Why so prevalent?  Among more obvious reasons, hormones impact how neurotransmitters work and thus directly impact psychological and emotional functioning.  Things we do repeatedly in life create “superhighways” of heightened connections in the brain.  Dr. Gillett hypothesizes that patients with Cushing’s and/or adrenal insufficiency (AI) are more likely to be and stay depressed and full of anxiety because our brains have repeated the stress response so often that they have become trained to exaggerate it with every single thing that comes our way in life.

It is an easy segue to address post-traumatic stress disorder (PTSD) and the high prevalence of its existence in relation to Cushing’s or Addison’s:

  • re-experience symptoms – bad dreams, frightening thoughts
  • avoidance symptoms – staying away from things that remind, emotionally numb, strong feelings of guilt, depression or worry, loss of interest in previous enjoyments
  • hyperarousal symptoms – easily startled, quick to respond

Many pieces of news we get on the Cushing’s journey are sad.  The way we feel makes us sad.  If we also have a little (or a lot of) depression going on, it might be difficult to always tell the difference.  The following are examples of feelings that are not just sadness:

  • it is hard to still enjoy things you like
  • your emotions are about a specific event or thing rather than general
  • you are not maintaining normal eating and sleeping routines
  • you have self-punishing or extremely self-critical thoughts
  • you have self-harming thoughts

Stress and anxiety often dress like each other but have some basic differences:

  • anxiety is internal, stress tends to be external
  • stress eventually comes to an end, anxiety is still there after the problem is resolved
  • in stress the worry is justified, in anxiety the worry is distorted and amplified
  • unlike stress, anxiety can bring on a panic attack (reported to feel like a heart attack, difficult time breathing, tightening of muscles, increase in heart rate and pulse, and flushing of the skin which is often hot and sweaty)

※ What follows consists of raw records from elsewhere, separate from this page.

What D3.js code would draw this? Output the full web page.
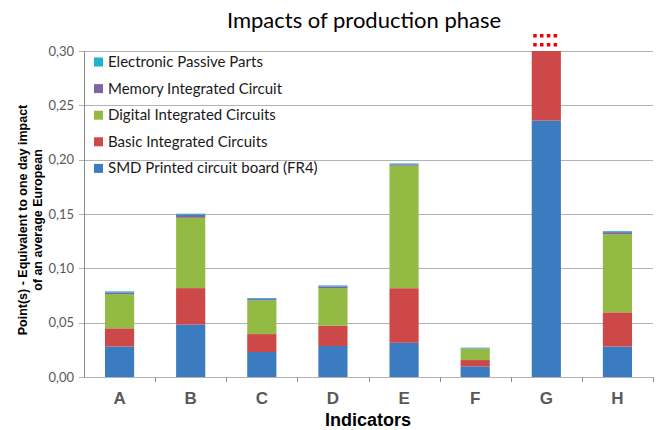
<!DOCTYPE html>
<html>
<head>
<meta charset="utf-8">
<script src="https://cdn.jsdelivr.net/npm/d3@7"></script>
<style>
  body { margin: 0; background: #fff; }
  svg { display: block; }
</style>
</head>
<body>
<div id="chart"></div>
<script>
// Chart data
const indicators = ["A", "B", "C", "D", "E", "F", "G", "H"];
const seriesNames = ["SMD Printed circuit board (FR4)", "Basic Integrated Circuits",
    "Digital Integrated Circuits", "Memory Integrated Circuit", "Electronic Passive Parts"];
const smdBoard   = [0.0280, 0.0482, 0.0230, 0.0285, 0.0315, 0.0098, 0.2360, 0.0280];
const basicIC    = [0.0168, 0.0336, 0.0165, 0.0187, 0.0502, 0.0058, 0.0900, 0.0315];
const digitalIC  = [0.0315, 0.0647, 0.0310, 0.0346, 0.1128, 0.0104, 0.0000, 0.0719];
const memoryIC   = [0.0015, 0.0028, 0.0012, 0.0016, 0.0012, 0.0004, 0.0000, 0.0019];
const passive    = [0.0010, 0.0010, 0.0009, 0.0009, 0.0008, 0.0006, 0.0000, 0.0009];
const yTicks = [0, 0.05, 0.10, 0.15, 0.20, 0.25, 0.30];

const colors = ["#3b7cc0", "#cd4849", "#93bb44", "#8064a2", "#1fb2cc"];

const width = 659;
const height = 430;
const margin = {top: 51, left: 84, right: 6, bottom: 53};

const svg = d3.select("#chart")
    .append("svg")
    .attr("width", width)
    .attr("height", height);

const xScale = d3.scaleBand()
    .domain(indicators)
    .range([margin.left, width - margin.right])
    .paddingInner(0.59)
    .paddingOuter(0.295);

const yScale = d3.scaleLinear()
    .domain([0, 0.30])
    .range([height - margin.bottom, margin.top]);

// gridlines
svg.append("g")
    .selectAll("line")
    .data(yTicks)
    .enter()
    .append("line")
        .attr("x1", margin.left - 5)
        .attr("x2", width - margin.right)
        .attr("y1", d => Math.round(yScale(d)) + 0.5)
        .attr("y2", d => Math.round(yScale(d)) + 0.5)
        .attr("stroke", "#b3b3b3")
        .attr("stroke-width", 1.2);

// stacked bars
const table = indicators.map((k, i) => ({
    key: k, s0: smdBoard[i], s1: basicIC[i], s2: digitalIC[i], s3: memoryIC[i], s4: passive[i]
}));
const stacked = d3.stack().keys(["s0", "s1", "s2", "s3", "s4"])(table);

svg.append("clipPath")
    .attr("id", "plotClip")
    .append("rect")
        .attr("x", margin.left)
        .attr("y", yScale(0.30))
        .attr("width", width - margin.left - margin.right)
        .attr("height", yScale(0) - yScale(0.30));

svg.append("g")
    .attr("clip-path", "url(#plotClip)")
    .selectAll("g")
    .data(stacked)
    .enter()
    .append("g")
        .attr("fill", (d, i) => colors[i])
    .selectAll("rect")
    .data(d => d)
    .enter()
    .append("rect")
        .attr("x", d => xScale(d.data.key))
        .attr("y", d => yScale(d[1]))
        .attr("width", xScale.bandwidth())
        .attr("height", d => Math.max(0, yScale(d[0]) - yScale(d[1])));

// off-scale marker above G
const overKeys = table.filter(d => d.s0 + d.s1 + d.s2 + d.s3 + d.s4 > 0.30).map(d => d.key);
overKeys.forEach(function(k) {
    const x0 = xScale(k) + 1;
    const step = (xScale.bandwidth() - 2) / 4;
    for (let r = 0; r < 2; r++) {
        for (let c = 0; c < 4; c++) {
            svg.append("rect")
                .attr("x", x0 + c * step + 0.5)
                .attr("y", yScale(0.30) - 17 + r * 9)
                .attr("width", 3.5)
                .attr("height", 3.5)
                .attr("fill", "#e8000b");
        }
    }
});

// axes
svg.append("line")
    .attr("x1", margin.left + 0.5).attr("x2", margin.left + 0.5)
    .attr("y1", yScale(0.30)).attr("y2", yScale(0) + 0.5)
    .attr("stroke", "#8c8c8c");

const step = xScale.step();
svg.append("g")
    .selectAll("line")
    .data(indicators)
    .enter()
    .append("line")
        .attr("x1", d => Math.round(xScale(d) + xScale.bandwidth() + step * 0.295) + 0.5)
        .attr("x2", d => Math.round(xScale(d) + xScale.bandwidth() + step * 0.295) + 0.5)
        .attr("y1", yScale(0))
        .attr("y2", yScale(0) + 5)
        .attr("stroke", "#8c8c8c");

svg.append("g")
    .selectAll("text")
    .data(yTicks)
    .enter()
    .append("text")
        .attr("x", margin.left - 10)
        .attr("y", d => yScale(d) + 4.5)
        .style("text-anchor", "end")
        .style("font-family", "Lato, 'Open Sans', sans-serif")
        .style("font-size", "13px")
        .attr("fill", "#595959")
        .text(d => d3.format(".2f")(d).replace(".", ","));

svg.append("g")
    .selectAll("text")
    .data(indicators)
    .enter()
    .append("text")
        .attr("x", d => xScale(d) + xScale.bandwidth() / 2)
        .attr("y", yScale(0) + 27)
        .style("text-anchor", "middle")
        .style("font-family", "'Liberation Sans', Arial, sans-serif")
        .style("font-weight", "bold")
        .style("font-size", "17px")
        .attr("fill", "#595959")
        .text(d => d);

svg.append("text")
    .attr("x", 368)
    .attr("y", 426)
    .style("text-anchor", "middle")
    .style("font-family", "'Liberation Sans', Arial, sans-serif")
    .style("font-weight", "bold")
    .style("font-size", "18px")
    .text("Indicators");

const yTitle = svg.append("text")
    .attr("transform", "translate(27, 220) rotate(-90)")
    .style("text-anchor", "middle")
    .style("font-family", "'Liberation Sans', Arial, sans-serif")
    .style("font-weight", "bold")
    .style("font-size", "12.5px");
yTitle.append("tspan").attr("x", 0).attr("dy", 0).text("Point(s) - Equivalent to one day impact");
yTitle.append("tspan").attr("x", 0).attr("dy", 15).text("of an average European");

svg.append("text")
    .attr("x", 364)
    .attr("y", 28)
    .style("text-anchor", "middle")
    .style("font-family", "Lato, 'Open Sans', sans-serif")
    .style("font-size", "22px")
    .text("Impacts of production phase");

// legend (top item first)
const legendOrder = [4, 3, 2, 1, 0];
const legend = svg.append("g")
    .selectAll("g")
    .data(legendOrder)
    .enter()
    .append("g")
        .attr("transform", (d, i) => `translate(94, ${62 + i * 26.6})`);

legend.append("rect")
    .attr("x", 0)
    .attr("y", -4.5)
    .attr("width", 9)
    .attr("height", 9)
    .attr("fill", d => colors[d]);

legend.append("text")
    .attr("x", 14)
    .attr("y", 5)
    .style("font-family", "Lato, 'Open Sans', sans-serif")
    .style("font-size", "15px")
    .attr("fill", "#1a1a1a")
    .text(d => seriesNames[d]);
</script>
</body>
</html>
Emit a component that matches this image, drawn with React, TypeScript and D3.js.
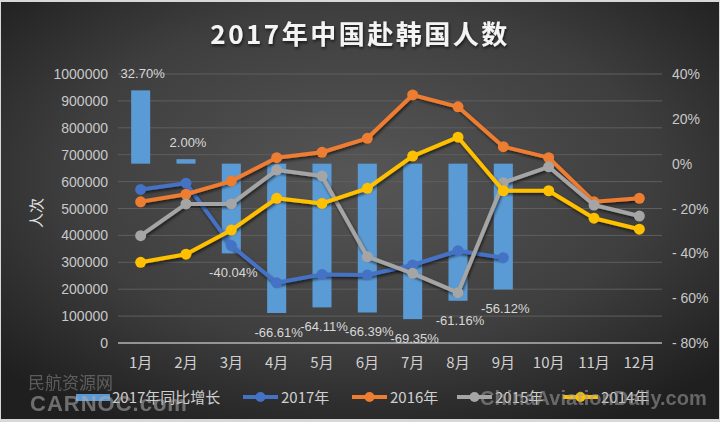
import React from 'react';
import * as d3 from 'd3';

const months = ['1月', '2月', '3月', '4月', '5月', '6月', '7月', '8月', '9月', '10月', '11月', '12月'];
const growth2017 = [32.7, 2.0, -40.04, -66.61, -64.11, -66.39, -69.35, -61.16, -56.12];
const visitors2017 = [571000, 594000, 362000, 224000, 255000, 253000, 290000, 343000, 317000];
const visitors2016 = [525000, 553000, 602000, 689000, 709000, 761000, 922000, 878000, 730000, 689000, 525000, 538000];
const visitors2015 = [399000, 517000, 517000, 643000, 621000, 321000, 259000, 187000, 596000, 655000, 513000, 472000];
const visitors2014 = [300000, 330000, 420000, 538000, 519000, 575000, 695000, 765000, 566000, 566000, 464000, 423000];
const leftTicks = [0, 100000, 200000, 300000, 400000, 500000, 600000, 700000, 800000, 900000, 1000000];
const rightTicks = [-0.8, -0.6, -0.4, -0.2, 0, 0.2, 0.4];

const series = [
  { name: '2017年', values: visitors2017, color: '#4472c4' },
  { name: '2016年', values: visitors2016, color: '#ed7d31' },
  { name: '2015年', values: visitors2015, color: '#a5a5a5' },
  { name: '2014年', values: visitors2014, color: '#ffc000' },
];

const W = 720;
const H = 422;
const font = '"Liberation Sans", "Noto Sans CJK SC", sans-serif';

export default function App() {
  const x = d3.scaleBand<string>().domain(months).range([118, 662]);
  const yLeft = d3.scaleLinear().domain([0, 1000000]).range([343, 74]);
  const yRight = d3.scaleLinear().domain([-0.8, 0.4]).range([343, 74]);
  const cx = (m: string) => (x(m) || 0) + x.bandwidth() / 2;
  const barW = x.bandwidth() * 0.42;

  const line = d3
    .line<number>()
    .x((_, i) => cx(months[i]))
    .y((d) => yLeft(d));

  const pct = (v: number) => `${v.toFixed(2)}%`;
  const fmtRight = (v: number) => {
    const n = Math.round(v * 100);
    return n < 0 ? `- ${Math.abs(n)}%` : `${n}%`;
  };

  // legend layout
  const legendY = 397;
  const lineLegendX = [243, 352, 457, 563];

  return (
    <svg
      width={W}
      height={H}
      style={{ position: 'absolute', left: 0, top: 0, fontFamily: font }}
    >
      <defs>
        <radialGradient id="bg" cx="50%" cy="42%" r="68%">
          <stop offset="0%" stopColor="#565656" />
          <stop offset="60%" stopColor="#3e3e3e" />
          <stop offset="100%" stopColor="#1f1f1f" />
        </radialGradient>
        <filter id="shadow" x="-10%" y="-20%" width="120%" height="160%">
          <feDropShadow dx="1" dy="2" stdDeviation="1.5" floodColor="#000" floodOpacity="0.6" />
        </filter>
      </defs>
      <rect x={0} y={0} width={W} height={H} fill="#d8d8d8" />
      <rect x={1} y={2} width={W - 2} height={H - 5} fill="url(#bg)" />

      <text
        x={360}
        y={44}
        textAnchor="middle"
        fontSize={26}
        fontWeight="bold"
        fill="#f4f4f4"
        letterSpacing={2.5}
        filter="url(#shadow)"
        style={{ fontFamily: '"Noto Sans CJK SC", sans-serif' }}
      >
        2017年中国赴韩国人数
      </text>

      {/* gridlines */}
      {leftTicks.slice(1).map((t) => (
        <line key={t} x1={118} x2={662} y1={yLeft(t)} y2={yLeft(t)} stroke="#5e5e5e" strokeWidth={1} />
      ))}
      <line x1={118} x2={662} y1={yLeft(0)} y2={yLeft(0)} stroke="#b5b5b5" strokeWidth={1.5} />

      {/* left axis */}
      {leftTicks.map((t) => (
        <text key={t} x={108} y={yLeft(t) + 5} textAnchor="end" fontSize={14} fill="#c8c8c8">
          {t}
        </text>
      ))}
      <text
        transform="translate(42,213) rotate(-90)"
        textAnchor="middle"
        fontSize={15}
        fill="#e0e0e0"
        style={{ fontFamily: '"Noto Sans CJK SC", sans-serif' }}
      >
        人次
      </text>

      {/* right axis */}
      {rightTicks.map((t) => (
        <text key={t} x={672} y={yRight(t) + 5} fontSize={14} fill="#c8c8c8">
          {fmtRight(t)}
        </text>
      ))}

      {/* month labels */}
      {months.map((m) => (
        <text key={m} x={cx(m)} y={368} textAnchor="middle" fontSize={15} fill="#d0d0d0"
          style={{ fontFamily: '"Noto Sans CJK SC", sans-serif' }}>
          {m}
        </text>
      ))}

      {/* growth bars */}
      {growth2017.map((g, i) => {
        const y0 = yRight(0);
        const y1 = yRight(g / 100);
        return (
          <rect
            key={i}
            x={cx(months[i]) - barW / 2}
            y={Math.min(y0, y1)}
            width={barW}
            height={Math.abs(y1 - y0)}
            fill="#5b9bd5"
          />
        );
      })}

      {/* lines */}
      {series.map((s) => (
        <g key={s.name}>
          <path d={line(s.values) || ''} fill="none" stroke={s.color} strokeWidth={4} strokeLinejoin="round" filter="url(#shadow)" />
          {s.values.map((v, i) => (
            <circle key={i} cx={cx(months[i])} cy={yLeft(v)} r={5.5} fill={s.color} />
          ))}
        </g>
      ))}

      {/* bar labels */}
      {growth2017.map((g, i) => {
        const y1 = yRight(g / 100);
        const ly = g >= 0 ? y1 - 12 : y1 + 24;
        return (
          <text key={i} x={cx(months[i]) + 2} y={ly} textAnchor="middle" fontSize={13} fill="#d8d8d8">
            {pct(g)}
          </text>
        );
      })}

      {/* legend */}
      <rect x={76} y={legendY - 3} width={34} height={7} fill="#5b9bd5" />
      <text x={112} y={legendY + 6} fontSize={15} fill="#d0d0d0" style={{ fontFamily: '"Noto Sans CJK SC", sans-serif' }}>
        2017年同比增长
      </text>
      {series.map((s, i) => (
        <g key={s.name}>
          <line x1={lineLegendX[i]} x2={lineLegendX[i] + 35} y1={legendY} y2={legendY} stroke={s.color} strokeWidth={4} />
          <circle cx={lineLegendX[i] + 17.5} cy={legendY} r={5} fill={s.color} />
          <text x={lineLegendX[i] + 38} y={legendY + 6} fontSize={15} fill="#d0d0d0" style={{ fontFamily: '"Noto Sans CJK SC", sans-serif' }}>
            {s.name}
          </text>
        </g>
      ))}

      {/* watermarks */}
      <g opacity={0.55}>
        <text x={28} y={389} fontSize={17} fill="#8a8a8a" style={{ fontFamily: '"Noto Sans CJK SC", serif' }}>
          民航资源网
        </text>
        <text x={30} y={411} fontSize={22} fontWeight="bold" fill="#b0b0b0" letterSpacing={1}>
          CARNOC.com
        </text>
        <text x={480} y={405} fontSize={20} fontWeight="bold" fill="#a0a0a0">
          ChinaAviationDaily.com
        </text>
      </g>
    </svg>
  );
}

Other types of anxiety include but are not limited to OCD, panic disorder, and specific phobias.  Other challenges include but are not limited to substance abuse, the inescapable drag of “why me?”, and suicidal thoughts.  It isn’t easy, and if you already showed up to the game with some baggage, you have that many more reasons to create the softest landing spot for yourself when the burdens of these diseases really make themselves known in your life.  Please PERSIST and find a professional who can partner with you on your mental health.